How China came to rule vitamin C

How China came to rule vitamin C

I haven't been in the dietary supplements business as long as almost all of my sources. So when in interviews I voice surprise and consternation about the preponderance of Chinese supply in some ingredient sectors – especially in the arena of vitamins, they're a little amused. China has been a growing giant in the business for decades.

It's hardly unique to the world of functional foods and dietary supplements. It has been happening across numerous business sectors, and began when former premier Deng Xiaoping opened the floodgates for private enterprise in the late '70s.

Chinese dietary ingredient suppliers have been in the news lately, and not in a good way. I'm not talking about melamine in milk here. I'm talking about vitamin C.
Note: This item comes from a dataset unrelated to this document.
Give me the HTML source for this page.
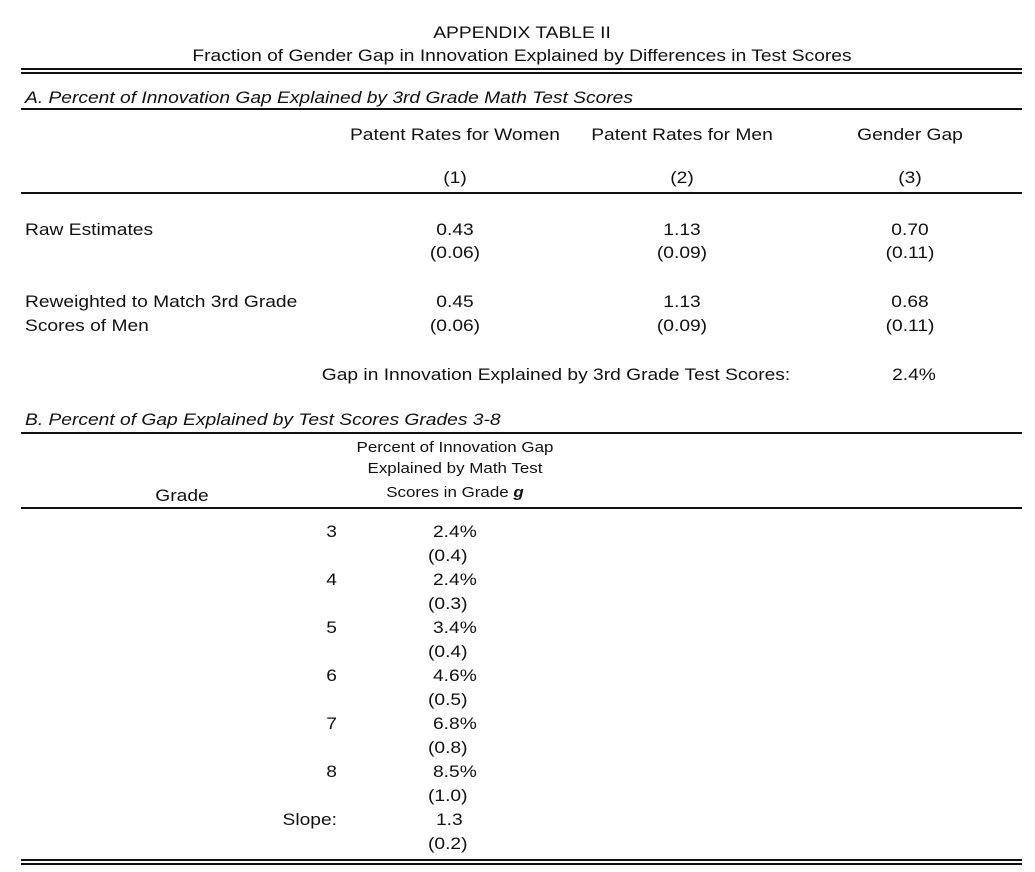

A little background: I was aghast, frankly, to learn when I entered the business in January of 2010 that almost all of the vitamin C in the world is produced in China. Think about that: the supply of synthesized vitamin C, that Florida orange juice favorite of our youth, is now controlled by a handful of Chinese companies (the oranges still make their own, of course). This is old hat to many in the ingredient supply business, but it is not widely known among the general public.

The question is, how did it get that way? For years, Chinese vitamin C manufacturers were able to undercut foreign competitors on price and in the process drove almost everyone else out of the business. But in the last five years or so, some Chinese manufacturers are alleged to have used their market clout to limit production and raise prices. A price fixing lawsuit filed against four big Chinese vitamin C manufacturers is working its way through the courts. The case is already six years old, but a ruling is expected soon on whether it can be decided without a jury trial, which would greatly speed the outcome. Other lawsuits allege similar practices in other vitamin categories.

The evidence in the vitamin C suit is so overwhelming that the companies are not disputing the charges. Their defense is simply that the Chinese government made them do it. In legalese it's known at the foreign sovereign compulsion doctrine. In effect the government ordered these companies to crush their competition, and helped them do it by presumably making up their losses.

Regardless of how the judge rules in the suit, the outcome is unlikely to give rise to renewed vitamin C manufacture outside of China. The Chinese companies might have to pay compensation, but they are likely to retain their stranglehold on supply.

The lawsuit sheds light on the wider issue of the supply of ingredients in China, India and elsewhere. How does a company safely source ingredients in China? Is it a given that buying ingredients in China means lower cost, but also lower quality and higher risk? What's the situation in India and elsewhere in Asia?  I’ll be examining these and other questions surroundings Asian supply in future blog posts and in an article in the June issue of Functional Ingredients magazine.